Throughout the state, many medical providers have already started canceling or delaying elective procedures themselves.

Nearly 100 people in his county have tested positive for the virus. Jenkins' new directive to begin focusing medical resources toward combatting the virus came on the same day that Gov. Greg Abbott loosened some licensing regulations for nurses in hopes of luring more health care workers to the front lines.

In his revised emergency order Saturday, Jenkins directed health care professionals to start identifying patients whose procedures can be canceled or postponed, "considering the emergency need for redirection of resources to the COVID-19 response."

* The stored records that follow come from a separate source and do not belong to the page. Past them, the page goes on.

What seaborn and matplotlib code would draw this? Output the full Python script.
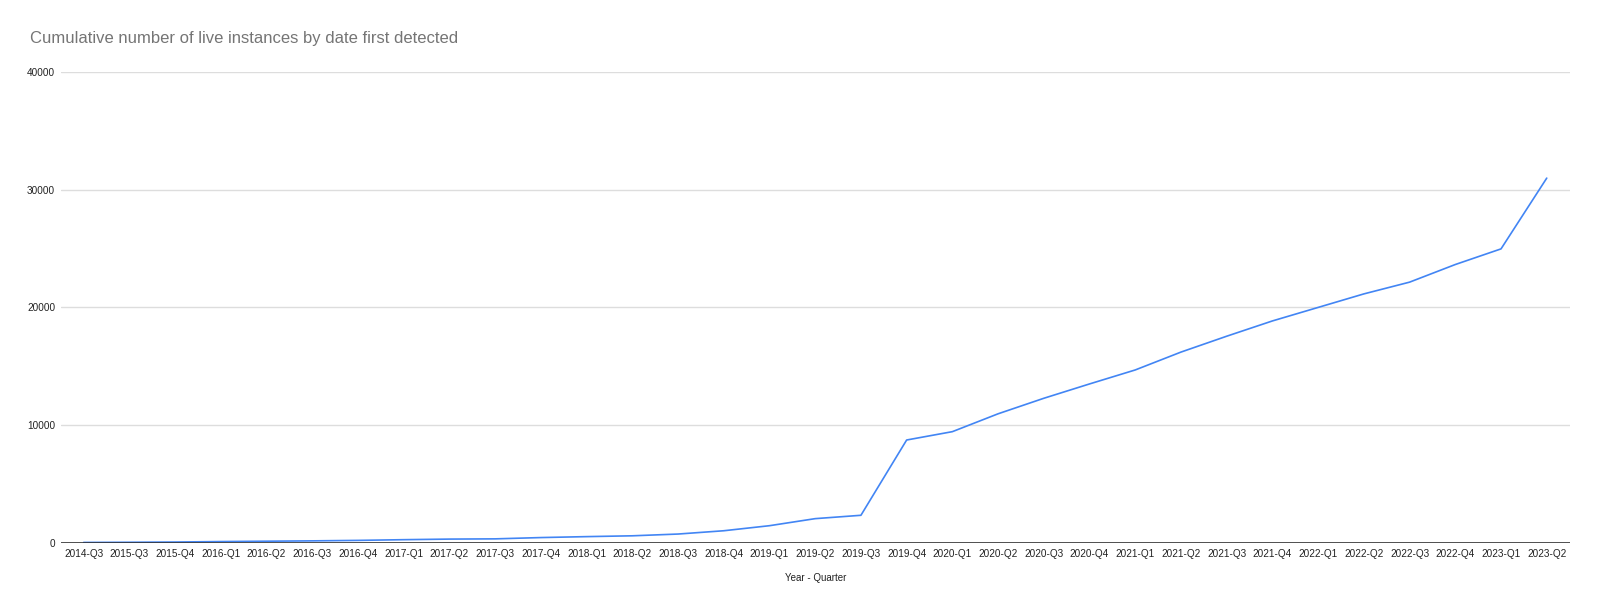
import pandas as pd
import matplotlib
matplotlib.use("Agg")
import matplotlib.pyplot as plt
import seaborn as sns

quarters = ["2014-Q3", "2015-Q3", "2015-Q4", "2016-Q1", "2016-Q2", "2016-Q3",
            "2016-Q4", "2017-Q1", "2017-Q2", "2017-Q3", "2017-Q4", "2018-Q1",
            "2018-Q2", "2018-Q3", "2018-Q4", "2019-Q1", "2019-Q2", "2019-Q3",
            "2019-Q4", "2020-Q1", "2020-Q2", "2020-Q3", "2020-Q4", "2021-Q1",
            "2021-Q2", "2021-Q3", "2021-Q4", "2022-Q1", "2022-Q2", "2022-Q3",
            "2022-Q4", "2023-Q1", "2023-Q2"]
instances = [5, 20, 40, 80, 110, 140, 180, 240, 290, 310, 420, 500,
             570, 720, 1000, 1430, 2030, 2315, 8720, 9430, 10950, 12270,
             13490, 14680, 16200, 17550, 18850, 20000, 21150, 22150,
             23650, 24980, 31000]
y_ticks = [0, 10000, 20000, 30000, 40000]

df = pd.DataFrame({"Year - Quarter": quarters, "Instances": instances})

sns.set_style("white")
plt.rcParams["font.family"] = ["Liberation Sans", "DejaVu Sans"]

fig = plt.figure(figsize=(16, 6.13), dpi=100)
ax = fig.add_axes([0.038, 0.115, 0.943, 0.767])

sns.lineplot(data=df, x="Year - Quarter", y="Instances", sort=False,
             color="#4285f4", linewidth=1.2, ax=ax)

ax.set_xlim(-0.5, len(quarters) - 0.5)
ax.set_ylim(0, 40000)
ax.set_yticks(y_ticks)
ax.set_yticklabels([str(t) for t in y_ticks])
ax.grid(axis="y", color="#dddddd", linewidth=1)
ax.axhline(0, color="#333333", linewidth=1.2, zorder=3)
for s in ax.spines.values():
    s.set_visible(False)
ax.tick_params(axis="both", length=0, labelsize=7.2, colors="#222222")
ax.tick_params(axis="x", pad=5)
ax.tick_params(axis="y", pad=4)
ax.set_ylabel("")
ax.set_xlabel("Year - Quarter", fontsize=7, color="#222222", labelpad=10)

fig.text(0.019, 1 - 39 / 613, "Cumulative number of live instances by date first detected",
         fontsize=12, color="#757575", va="center", ha="left")

fig.savefig("out.png", dpi=100)
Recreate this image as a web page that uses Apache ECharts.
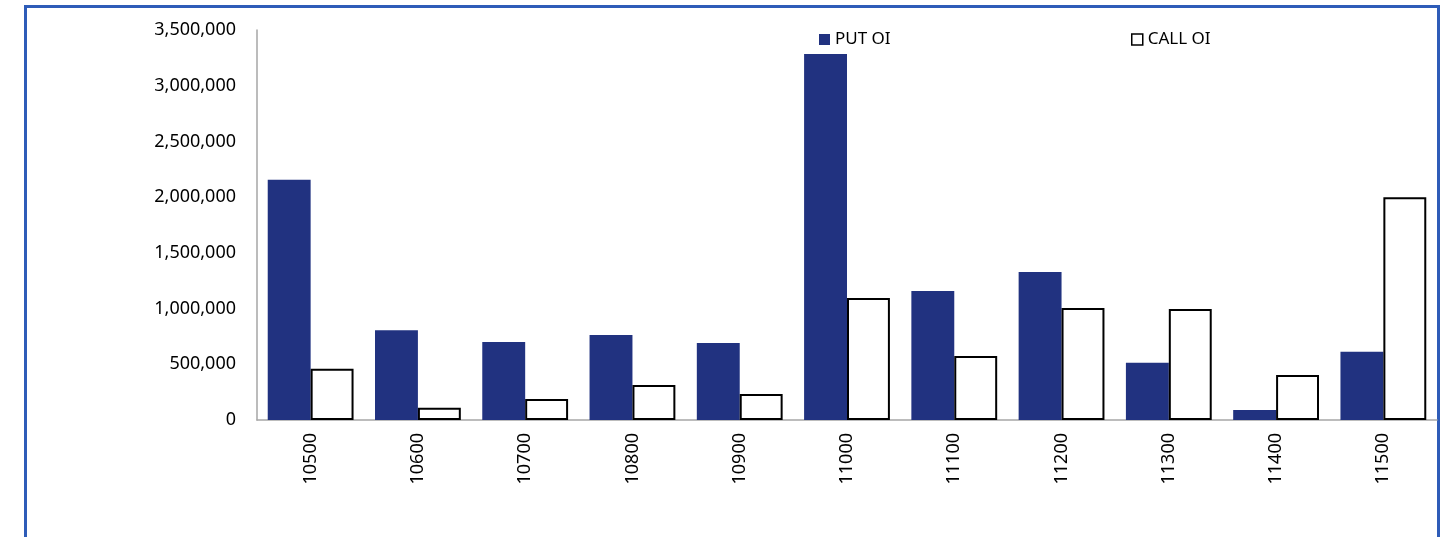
<!DOCTYPE html>
<html>
<head>
<meta charset="utf-8">
<script src="https://cdn.jsdelivr.net/npm/echarts@6/dist/echarts.min.js"></script>
<style>
html,body{margin:0;padding:0;background:#fff;width:1455px;height:537px;overflow:hidden;}
#frame{position:absolute;left:24px;top:5px;width:1416px;height:600px;border:3px solid #2e5cb8;box-sizing:border-box;}
#chart{position:absolute;left:0;top:0;width:1455px;height:537px;}
</style>
</head>
<body>
<div id="frame"></div>
<div id="chart"></div>
<script>
const categories = ['10500','10600','10700','10800','10900','11000','11100','11200','11300','11400','11500'];
const putOI  = [2155000, 805000, 700000, 763000, 692000, 3285000, 1158000, 1328000, 514000, 90000, 613000];
const callOI = [460000, 110000, 188000, 314000, 233000, 1095000, 574000, 1005000, 996000, 404000, 2000000];
const yTicks = { min: 0, max: 3500000, interval: 500000 };

const FONT = 'Noto Sans';
const chart = echarts.init(document.getElementById('chart'), null, {renderer:'canvas'});
chart.setOption({
  animation: false,
  backgroundColor: 'transparent',
  grid: { left: 257, right: 18, top: 30, bottom: 117, containLabel: false },
  legend: [
    { data: [{name:'PUT OI', itemStyle:{color:'#213280', borderWidth:0}}], left: 814, top: 26, itemWidth: 11, itemHeight: 11, itemGap: 5, icon: 'rect',
      textStyle:{fontFamily:FONT, fontSize:17, color:'#000'}, selectedMode:false },
    { data: [{name:'CALL OI', itemStyle:{color:'#fff', borderColor:'#000', borderWidth:1.5}}], left: 1126, top: 26, itemWidth: 11, itemHeight: 11, itemGap: 5, icon: 'rect',
      textStyle:{fontFamily:FONT, fontSize:17, color:'#000'}, selectedMode:false }
  ],
  xAxis: {
    type: 'category', data: categories,
    axisLine: { lineStyle: { color: '#a6a6a6', width: 1.5 } },
    axisTick: { show: false },
    axisLabel: { rotate: 90, fontFamily: FONT, fontSize: 18, color: '#000', margin: 13, interval: 0 }
  },
  yAxis: {
    type: 'value', min: yTicks.min, max: yTicks.max, interval: yTicks.interval,
    axisLine: { show: true, lineStyle: { color: '#a6a6a6', width: 1.5 } },
    axisTick: { show: false },
    splitLine: { show: false },
    axisLabel: { fontFamily: FONT, fontSize: 18, color: '#000', margin: 21,
      formatter: v => v.toLocaleString('en-US') }
  },
  series: [
    { name: 'PUT OI', type: 'bar', data: putOI, barGap: '0%', barCategoryGap: '20%',
      itemStyle: { color: '#213280' } },
    { name: 'CALL OI', type: 'bar', data: callOI, barGap: '0%', barCategoryGap: '20%',
      itemStyle: { color: '#ffffff', borderColor: '#000', borderWidth: 2 } }
  ]
});
</script>
</body>
</html>
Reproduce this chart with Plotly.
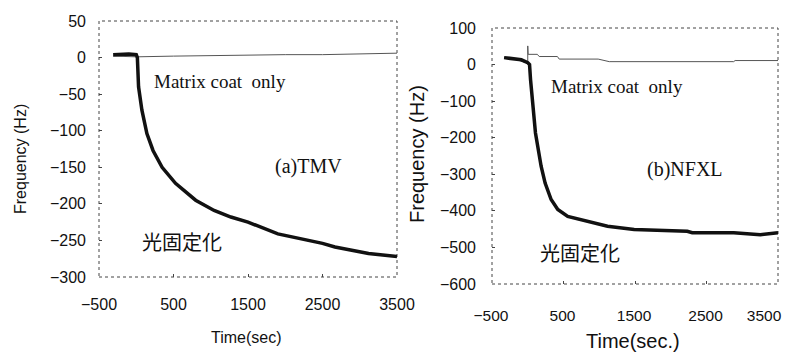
import plotly.graph_objects as go

# page body has an 8px margin; the figure is placed so that the page matches the reference pixels
OFF = 8
W, H = 794 - OFF, 360 - 2 * OFF

# ---- data (a) TMV ----
t_a_fix = [-310, -200, -100, 0, 15, 31, 76, 143, 225, 347, 527, 797, 1045, 1270, 1500, 1901, 2500, 2667, 3118, 3500]
f_a_fix = [4, 5, 5, 4, 0, -40, -72, -104, -127, -150, -172, -195, -209, -218, -225, -241, -254, -259, -268, -272]
t_a_mat = [-310, 0, 500, 1000, 1500, 2000, 2500, 3000, 3500]
f_a_mat = [2, 1, 2, 3, 3, 4, 4, 5, 6]

# ---- data (b) NFXL ----
t_b_fix = [-331, -200, -90, 0, 25, 39, 62, 108, 187, 243, 327, 420, 559, 838, 1116, 1488, 2231, 2300, 2881, 3253, 3500]
f_b_fix = [19, 17, 13, 5, 0, -41, -96, -187, -278, -324, -369, -396, -415, -428, -442, -451, -456, -460, -460, -465, -460]
t_b_mat = [-331, -150, 0, 0, 5, 134, 160, 415, 440, 985, 1140, 2880, 2900, 3500]
f_b_mat = [19, 13, 4, 51, 28, 28, 22, 22, 15, 15, 8, 8, 11, 11]

x_ticks = [-500, 500, 1500, 2500, 3500]
y_ticks_a = [50, 0, -50, -100, -150, -200, -250, -300]
y_ticks_b = [100, 0, -100, -200, -300, -400, -500, -600]

def px(x):
    return (x - OFF) / W

def py(y):
    return 1 - (y - OFF) / H

def lab(vals):
    return [str(v).replace("-", "\u2212") for v in vals]

# right panel: last label padded on its right so the visible text sits inside the page edge
x2_text = lab(x_ticks)
x2_text[-1] = x2_text[-1] + "\u00a0" * 6

fig = go.Figure()
fig.add_trace(go.Scatter(x=t_a_mat, y=f_a_mat, mode="lines", line=dict(color="#555", width=1),
                         xaxis="x", yaxis="y", showlegend=False))
fig.add_trace(go.Scatter(x=t_a_fix, y=f_a_fix, mode="lines", line=dict(color="#111", width=3.5),
                         xaxis="x", yaxis="y", showlegend=False))
fig.add_trace(go.Scatter(x=t_b_mat, y=f_b_mat, mode="lines", line=dict(color="#555", width=1),
                         xaxis="x2", yaxis="y2", showlegend=False))
fig.add_trace(go.Scatter(x=t_b_fix, y=f_b_fix, mode="lines", line=dict(color="#111", width=3.5),
                         xaxis="x2", yaxis="y2", showlegend=False))

tickfont = dict(family="Liberation Sans, Arial, sans-serif", size=16, color="#111")
common_x = dict(range=[-500, 3500], tickvals=x_ticks, ticks="inside", ticklen=3,
                tickcolor="#444", showgrid=False, zeroline=False, showline=False,
                automargin=False, ticklabeloverflow="allow")
common_y = dict(ticks="inside", ticklen=3, tickcolor="#444", showgrid=False, zeroline=False,
                showline=False, tickfont=tickfont, automargin=False)

fig.update_layout(
    width=W, height=H,
    margin=dict(l=0, r=0, t=0, b=0, autoexpand=False),
    paper_bgcolor="white", plot_bgcolor="white",
    xaxis=dict(domain=[px(99), px(397)], anchor="y", ticklabelstandoff=16, tickfont=tickfont,
               ticktext=lab(x_ticks), **common_x),
    yaxis=dict(domain=[py(277), py(21)], anchor="x", range=[-300, 50], tickvals=y_ticks_a,
               ticktext=lab(y_ticks_a), ticklabelstandoff=12, **common_y),
    xaxis2=dict(domain=[px(492), px(778)], anchor="y2", ticklabelstandoff=20, ticklabelshift=-1,
                tickfont=dict(tickfont, size=15.5), ticktext=x2_text, **common_x),
    yaxis2=dict(domain=[py(284), py(28)], anchor="x2", range=[-600, 100], tickvals=y_ticks_b,
                ticktext=lab(y_ticks_b), ticklabelstandoff=15, **common_y),
)

# dotted frames
for xr, yr in (("x", "y"), ("x2", "y2")):
    fig.add_shape(type="rect", xref=f"{xr} domain", yref=f"{yr} domain", x0=0, x1=1, y0=0, y1=1,
                  line=dict(color="#444", width=1, dash="dot"), fillcolor="rgba(0,0,0,0)", layer="below")

serif = "Liberation Serif, Times New Roman, serif"
cjk = "Noto Sans CJK JP"
sans = "Liberation Sans, Arial, sans-serif"

def ann(text, x, y, family, size, angle=0):
    fig.add_annotation(text=text, x=px(x), y=py(y), xref="paper", yref="paper", showarrow=False,
                       xanchor="center", yanchor="middle", textangle=angle,
                       font=dict(family=family, size=size, color="#111"))

ann("Matrix coat\u00a0\u00a0only", 220, 82, serif, 19)
ann("(a)TMV", 308, 167, serif, 20)
ann("光固定化", 182, 241, cjk, 20)
ann("Matrix coat\u00a0\u00a0only", 617, 87, serif, 19)
ann("(b)NFXL", 685, 170, serif, 20)
ann("光固定化", 580, 252, cjk, 20)

ann("Frequency (Hz)", 20, 159, sans, 16, -90)
ann("Frequency (Hz)", 417, 154, sans, 20, -90)
ann("Time(sec)", 246, 337, sans, 16)
ann("Time(sec.)", 633, 341, sans, 20)

fig.write_html("out.html")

Jenkins' revised order also closes hair salons, barber shops, tattoo parlors and other businesses where people can't maintain six feet of distance from each other while non-medical personal services are provided. He also limited how much toilet paper can buy at a time.

Meanwhile, the Texas Department of State Health Services' statewide numbers for positive cases don't provide a clear picture of how the disease is impacting certain parts of Texas. One reason is that the state's numbers lag behind what local officials are disclosing. For instance, the state on Saturday released numbers showing there were 29 Dallas County residents who have tested positive. Dallas County officials reported 95 positive cases among its residents.

In addition, the state numbers may not represent all cases of the disease given limited testing. As testing expands, the number of Texas cases are expected to increase exponentially. Abbott on Thursday said that tens of thousands of Texans could test positive within weeks.